Mehdi Hassan, the Political director of the Huffington Post UK, in his article As a Muslim, I’m Fed UP With the Hypocrisy of the Free Speech Fundamentalists, wrote that ‘[w]hen you say “Je suis Charlie”, is that an endorsement of Charlie Hebdo’s depiction of the French justice minister, Christiane Taubira, who is black, drawn as a monkey” Of crude caricatures of bulbous-nosed Arabs that must make Edward Said turn in his grave?’ Hassan carries on addressing these words to Charlie Hebdo: “Has your publication, for example, run cartoons mocking the Holocaust? No? How about caricatures of the 9/11 victims falling from the twin towers? I didn't think so (and I am glad it hasn’t)” (Idem). The whole article is worth reading.
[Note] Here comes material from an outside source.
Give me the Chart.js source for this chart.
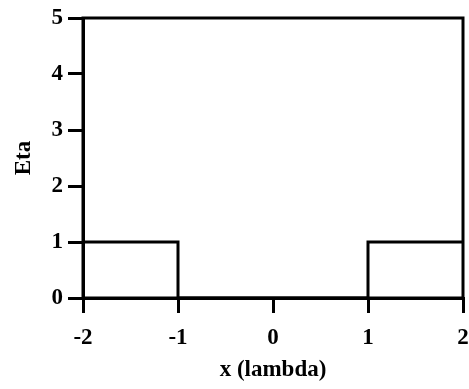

It was amazing and encouraging to see all those who gathered to support Charlie Hebdo when its journalists were cowardly assassinated. It is also abhorring to see that some Islamists, the violent ones, still think they would be avenging the prophet Muhammad by killing those who mock him. It is obvious that when he forbade people to make images of him or images of other prophets, he intended to avoid some sort of idolatry towards him. Those terrorists are the ones who do that idolatry. However, nothing would ever justify the fact that a group of people from a nation, under the alibi that it has a culture that allows satire (which might have its double standards as we said), can go on and insult other people’s beliefs. As soon as those people step outside their culture and mock other cultures, which they often do not understand, they are insulting. Maybe, we do not all have to be “Charlie”.